<<<<

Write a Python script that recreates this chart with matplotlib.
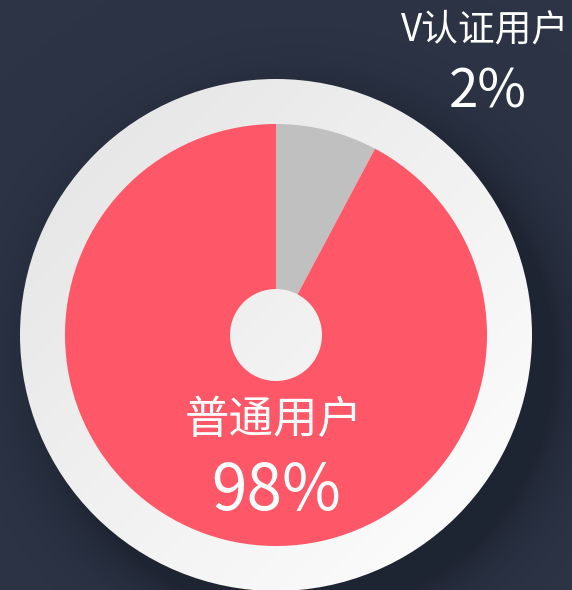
import numpy as np
import matplotlib.pyplot as plt
from matplotlib.patches import Circle

plt.rcParams['font.family'] = ['Noto Sans CJK SC', 'DejaVu Sans']

# data
labels = ['V认证用户', '普通用户']
values = [2, 98]
colors = ['#c0c0c0', '#fe5767']
min_angle = 28  # smallest slice is drawn at least this wide

W, H = 572, 590
cx, cy = 276, 590 - 335
r_outer, r_pie, r_hole = 256, 211, 46

fig = plt.figure(figsize=(W / 100, H / 100), dpi=100)
fig.patch.set_facecolor('#2c3446')
ax = fig.add_axes([0, 0, 1, 1])
ax.set_xlim(0, W)
ax.set_ylim(0, H)
ax.set_aspect('equal')
ax.axis('off')

# soft shadow to the lower right of the plate
yy, xx = np.mgrid[0:H, 0:W]
d = np.hypot(xx - (cx + 22), yy - (cy - 26)) - r_outer
shadow = np.zeros((H, W, 4))
shadow[..., :3] = np.array([22, 27, 38]) / 255
shadow[..., 3] = np.clip(0.6 * np.exp(-np.clip(d, 0, None) / 30), 0, 0.6)
ax.imshow(shadow, extent=[0, W, 0, H], origin='lower', zorder=1)

# white plate with a light gradient
g = ((xx - cx) - (yy - cy)) / (2 * r_outer)
g = np.clip(0.5 + 0.5 * g, 0, 1)
plate = np.zeros((H, W, 4))
shade = 0.89 + 0.11 * g
plate[..., 0] = shade
plate[..., 1] = shade
plate[..., 2] = shade
plate[..., 3] = 1
im = ax.imshow(plate, extent=[0, W, 0, H], origin='lower', zorder=2)
clip = Circle((cx, cy), r_outer, transform=ax.transData)
im.set_clip_path(clip)

# slice angles with a minimum angle
total = sum(values)
angles = [v / total * 360 for v in values]
small = [a < min_angle for a in angles]
fixed = sum(min_angle for s in small if s)
rest = sum(a for a, s in zip(angles, small) if not s)
angles = [min_angle if s else a * (360 - fixed) / rest for a, s in zip(angles, small)]

ax.pie(angles, colors=colors, startangle=90, counterclock=False,
       center=(cx, cy), radius=r_pie, frame=True,
       wedgeprops=dict(width=r_pie - r_hole, linewidth=0, zorder=3))
ax.set_xlim(0, W)
ax.set_ylim(0, H)
ax.axis('off')

# labels
ax.text(485, 590 - 30, labels[0], color='white', fontsize=26.5, ha='center', va='center', zorder=5)
ax.text(488, 590 - 92, f'{values[0]}%', color='white', fontsize=38, ha='center', va='center', zorder=5)
ax.text(274, 590 - 420, labels[1], color='white', fontsize=32, ha='center', va='center', zorder=5)
ax.text(276, 590 - 492, f'{values[1]}%', color='white', fontsize=46, ha='center', va='center', zorder=5)

fig.savefig('out.png', dpi=100, facecolor=fig.get_facecolor())
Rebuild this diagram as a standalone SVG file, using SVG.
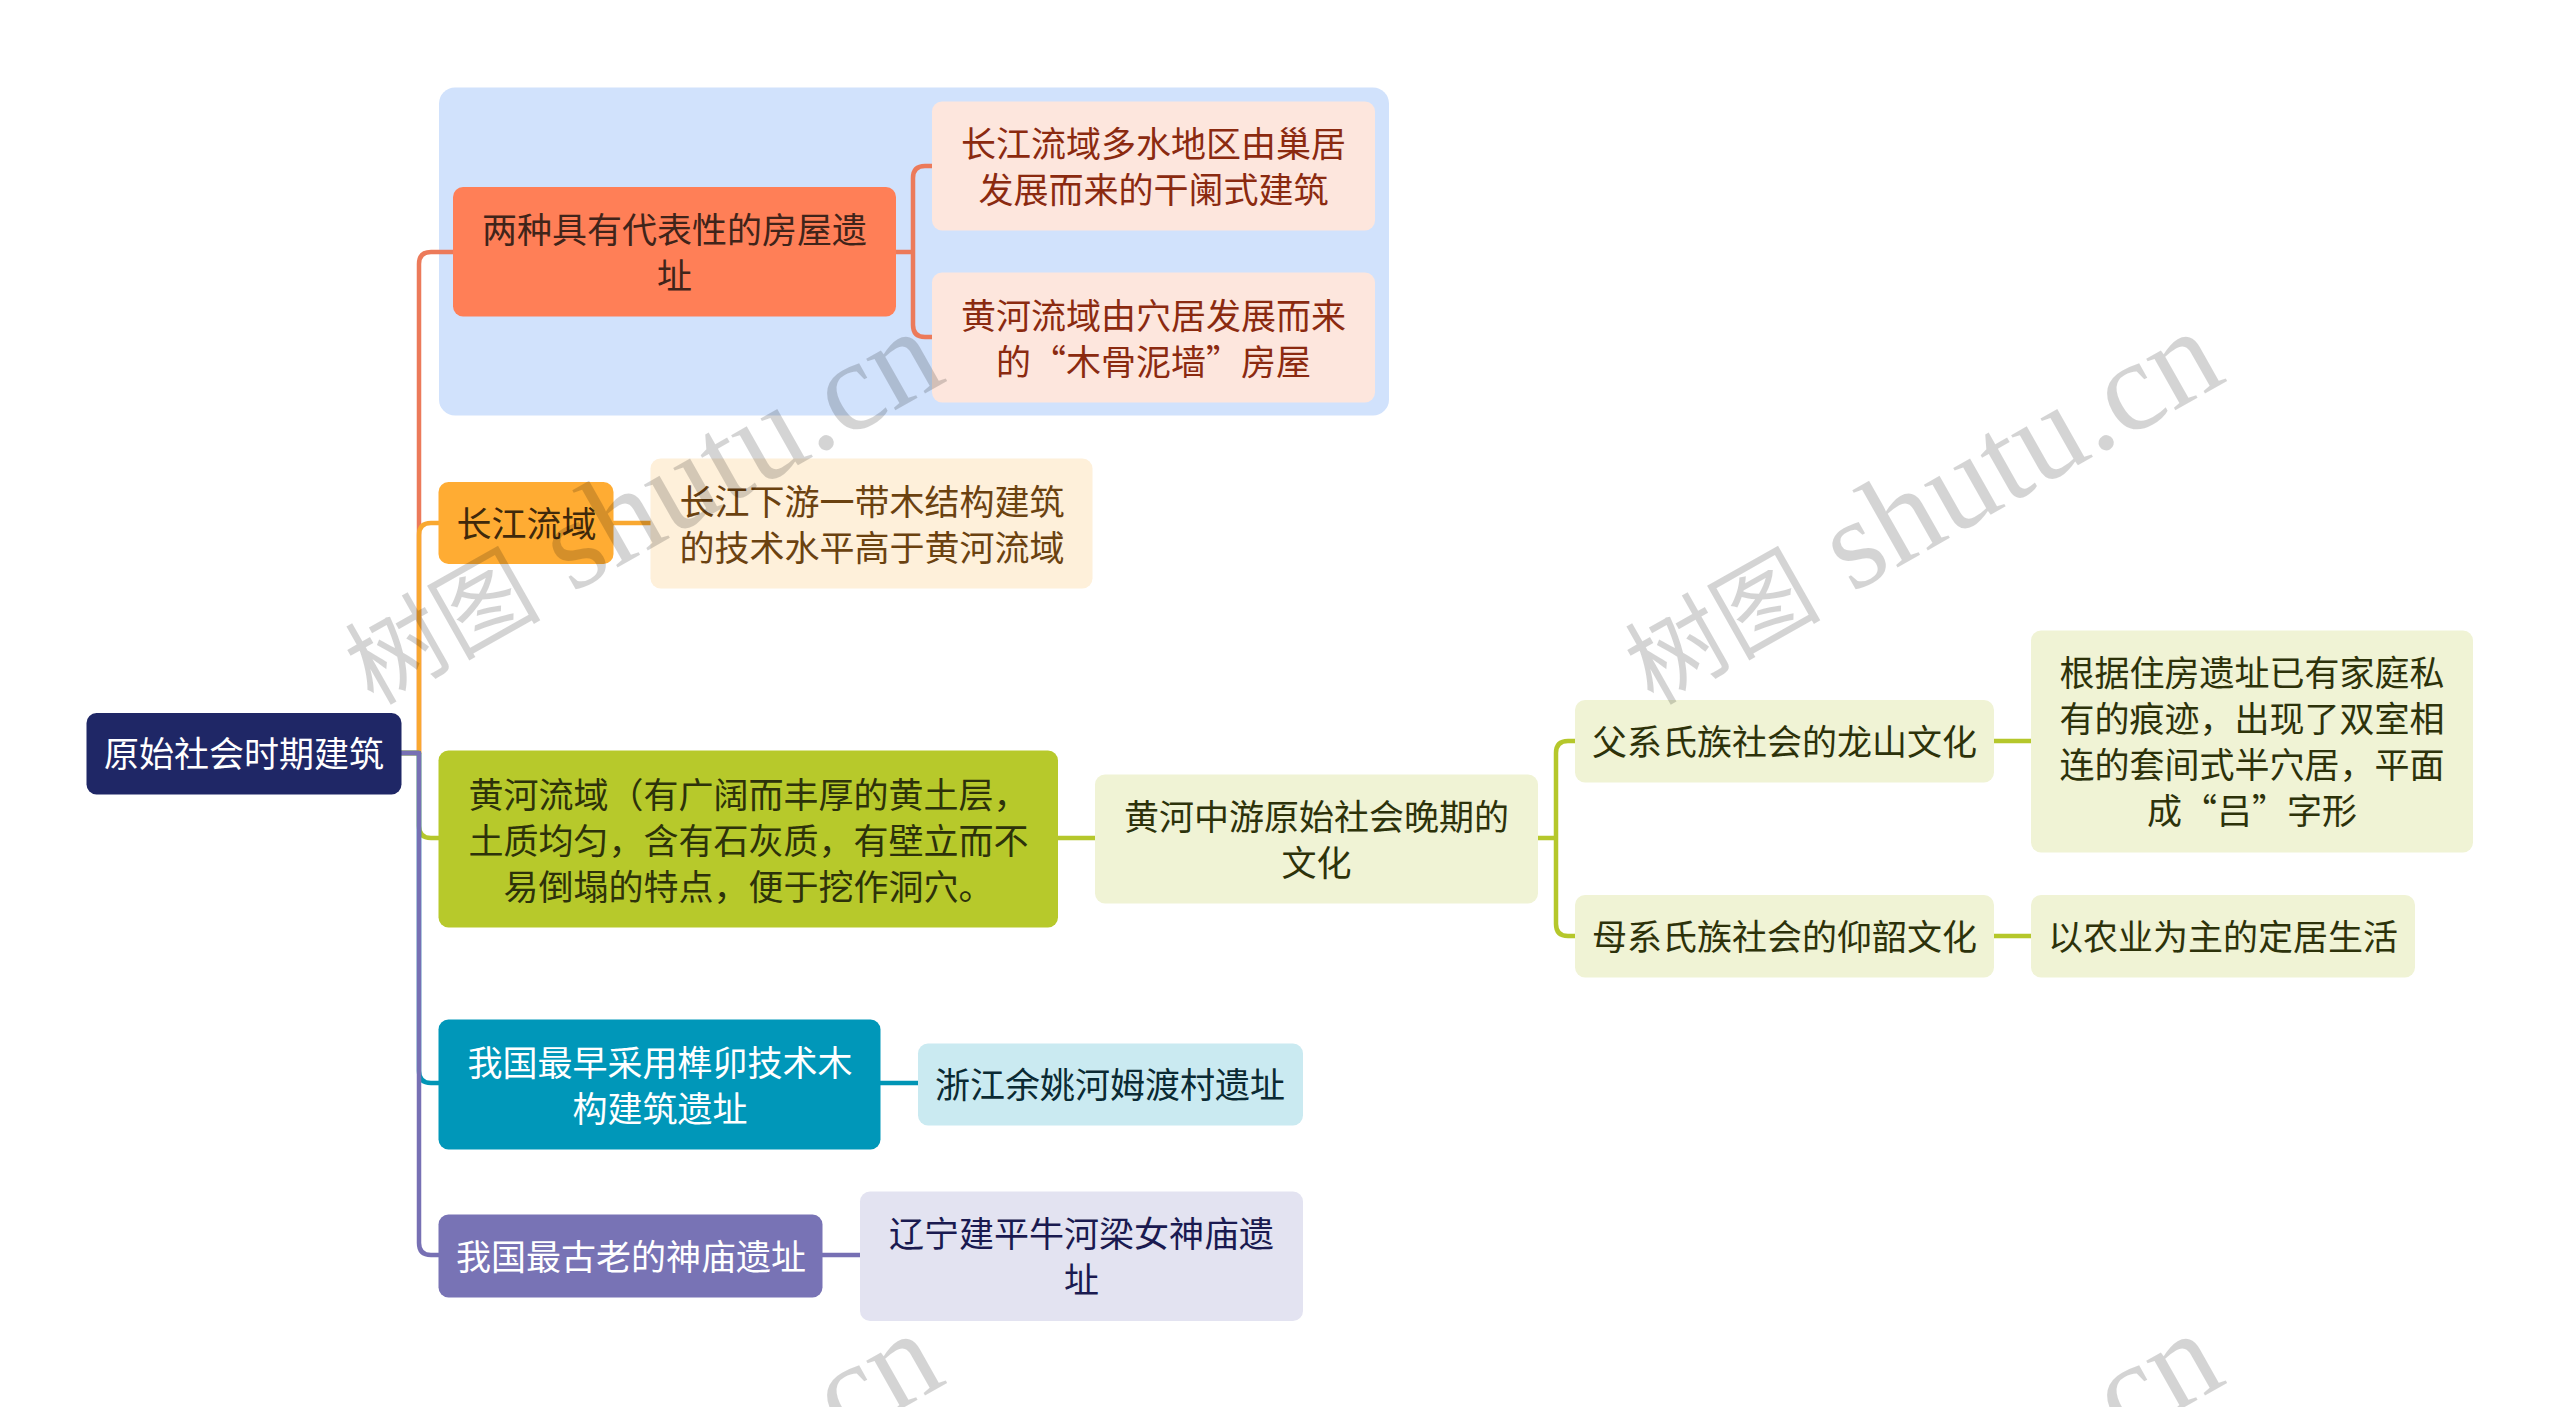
<svg xmlns="http://www.w3.org/2000/svg" width="2560" height="1407" viewBox="0 0 2560 1407">
<style>
text{font-family:"Noto Sans CJK SC","Noto Sans",sans-serif;font-size:35px;text-anchor:middle}
.c path{fill:none;stroke-width:4.5;stroke-linejoin:round}
text.wm{font-family:"Liberation Serif","Noto Sans CJK SC",serif;font-size:129px;text-anchor:end;fill:#000;fill-opacity:.17}
.wm tspan{font-family:"Noto Sans CJK SC",serif;font-size:98px}
.o{stroke:#EC7A5A}.y{stroke:#F9A830}.g{stroke:#B5C72B}.t{stroke:#0095B5}.p{stroke:#7770B4}
</style>
<rect width="2560" height="1407" fill="#fff"/>
<rect id="boundary" x="439" y="87.500" width="950" height="328" rx="16" fill="#D1E2FC"/>
<g id="connectors" class="c">
<path class="o" d="M401 753H419V264Q419 252 431 252H453"/>
<path class="y" d="M401 753H419V535Q419 523 431 523H439"/>
<path class="g" d="M401 753H419V826Q419 838 431 838H439"/>
<path class="t" d="M401 753H419V1071Q419 1083 431 1083H439"/>
<path class="p" d="M401 753H419V1243Q419 1255 431 1255H439"/>
<path class="o" d="M896 252H913M932 166H925Q913 166 913 178V325Q913 337 925 337H932"/>
<path class="y" d="M613 523H651"/>
<path class="g" d="M1058 838H1095"/>
<path class="t" d="M880 1083H918"/>
<path class="p" d="M822 1255H860"/>
<path class="g" d="M1537 838H1556M1575 741H1568Q1556 741 1556 753V924Q1556 936 1568 936H1575"/>
<path class="g" d="M1994 741H2031"/>
<path class="g" d="M1994 936H2031"/>
</g>
<g id="root"><rect x="86.500" y="713" width="315" height="81.500" rx="10" fill="#1F2766"/><text x="244" y="767" fill="#fff">原始社会时期建筑</text></g>
<g id="n1"><rect x="453" y="187" width="443" height="129.500" rx="10" fill="#FF7F57"/><text x="674.500" y="243" fill="#40241A">两种具有代表性的房屋遗</text><text x="674.500" y="289" fill="#40241A">址</text></g>
<g id="n1a"><rect x="932" y="101.500" width="443" height="129" rx="10" fill="#FDE6DD"/><text x="1153.500" y="157" fill="#8B2A10">长江流域多水地区由巢居</text><text x="1153.500" y="203" fill="#8B2A10">发展而来的干阑式建筑</text></g>
<g id="n1b"><rect x="932" y="272.500" width="443" height="130" rx="10" fill="#FDE6DD"/><text x="1153.500" y="329" fill="#8B2A10">黄河流域由穴居发展而来</text><text x="1153.500" y="375" fill="#8B2A10">的“木骨泥墙”房屋</text></g>
<g id="n2"><rect x="438.500" y="482" width="175" height="82" rx="10" fill="#FFAC33"/><text x="526.500" y="537" fill="#40290B">长江流域</text></g>
<g id="n2a"><rect x="650.500" y="458.500" width="442" height="130" rx="10" fill="#FEF0DA"/><text x="872" y="515" fill="#6B4210">长江下游一带木结构建筑</text><text x="872" y="561" fill="#6B4210">的技术水平高于黄河流域</text></g>
<g id="n3"><rect x="438.500" y="750.500" width="619.500" height="177" rx="10" fill="#B7C92B"/><text x="748.500" y="808" fill="#2D320A">黄河流域（有广阔而丰厚的黄土层，</text><text x="748.500" y="854" fill="#2D320A">土质均匀，含有石灰质，有壁立而不</text><text x="748.500" y="900" fill="#2D320A">易倒塌的特点，便于挖作洞穴。</text></g>
<g id="n3a"><rect x="1095" y="774.500" width="443" height="129" rx="10" fill="#F0F3D5"/><text x="1316.500" y="830" fill="#2D320A">黄河中游原始社会晚期的</text><text x="1316.500" y="876" fill="#2D320A">文化</text></g>
<g id="n3b"><rect x="1575" y="700" width="419" height="82.500" rx="10" fill="#F0F3D5"/><text x="1784.500" y="755" fill="#2D320A">父系氏族社会的龙山文化</text></g>
<g id="n3c"><rect x="1575" y="895" width="419" height="82.500" rx="10" fill="#F0F3D5"/><text x="1784.500" y="950" fill="#2D320A">母系氏族社会的仰韶文化</text></g>
<g id="n3d"><rect x="2031" y="630.500" width="442" height="222" rx="10" fill="#F0F3D5"/><text x="2252" y="686" fill="#2D320A">根据住房遗址已有家庭私</text><text x="2252" y="732" fill="#2D320A">有的痕迹，出现了双室相</text><text x="2252" y="778" fill="#2D320A">连的套间式半穴居，平面</text><text x="2252" y="824" fill="#2D320A">成“吕”字形</text></g>
<g id="n3e"><rect x="2031" y="895" width="384" height="82.500" rx="10" fill="#F0F3D5"/><text x="2223" y="950" fill="#2D320A">以农业为主的定居生活</text></g>
<g id="n4"><rect x="438.500" y="1019.500" width="442" height="130" rx="10" fill="#0097B9"/><text x="660" y="1076" fill="#fff">我国最早采用榫卯技术木</text><text x="660" y="1122" fill="#fff">构建筑遗址</text></g>
<g id="n4a"><rect x="918" y="1043.500" width="385" height="82" rx="10" fill="#CAEAF1"/><text x="1110" y="1098" fill="#0B2A33">浙江余姚河姆渡村遗址</text></g>
<g id="n5"><rect x="438.500" y="1214.500" width="384" height="83" rx="10" fill="#7873B5"/><text x="631" y="1270" fill="#fff">我国最古老的神庙遗址</text></g>
<g id="n5a"><rect x="860" y="1191.500" width="443" height="129.500" rx="10" fill="#E3E3F1"/><text x="1081.500" y="1247" fill="#1A1A50">辽宁建平牛河梁女神庙遗</text><text x="1081.500" y="1293" fill="#1A1A50">址</text></g>
<g id="watermarks">
<text class="wm" transform="translate(949 380) rotate(-29.500)"><tspan>树图</tspan> shutu.cn</text>
<text class="wm" transform="translate(2229 380) rotate(-29.500)"><tspan>树图</tspan> shutu.cn</text>
<text class="wm" transform="translate(949 1382) rotate(-29.500)">cn</text>
<text class="wm" transform="translate(2229 1382) rotate(-29.500)">cn</text>
</g>
</svg>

>>>>

TASK DETAILS:
Only the lines from the top of the data through the line with "ax.imshow(shadow, extent=[0, W, 0, H], origin='lower', zorder=1)" should be quoted, exactly and with both ends kept; skip the pictures.

EXPECTED ANSWER:
Write a Python script that recreates this chart with matplotlib.
import numpy as np
import matplotlib.pyplot as plt
from matplotlib.patches import Circle

plt.rcParams['font.family'] = ['Noto Sans CJK SC', 'DejaVu Sans']

# data
labels = ['V认证用户', '普通用户']
values = [2, 98]
colors = ['#c0c0c0', '#fe5767']
min_angle = 28  # smallest slice is drawn at least this wide

W, H = 572, 590
cx, cy = 276, 590 - 335
r_outer, r_pie, r_hole = 256, 211, 46

fig = plt.figure(figsize=(W / 100, H / 100), dpi=100)
fig.patch.set_facecolor('#2c3446')
ax = fig.add_axes([0, 0, 1, 1])
ax.set_xlim(0, W)
ax.set_ylim(0, H)
ax.set_aspect('equal')
ax.axis('off')

# soft shadow to the lower right of the plate
yy, xx = np.mgrid[0:H, 0:W]
d = np.hypot(xx - (cx + 22), yy - (cy - 26)) - r_outer
shadow = np.zeros((H, W, 4))
shadow[..., :3] = np.array([22, 27, 38]) / 255
shadow[..., 3] = np.clip(0.6 * np.exp(-np.clip(d, 0, None) / 30), 0, 0.6)
ax.imshow(shadow, extent=[0, W, 0, H], origin='lower', zorder=1)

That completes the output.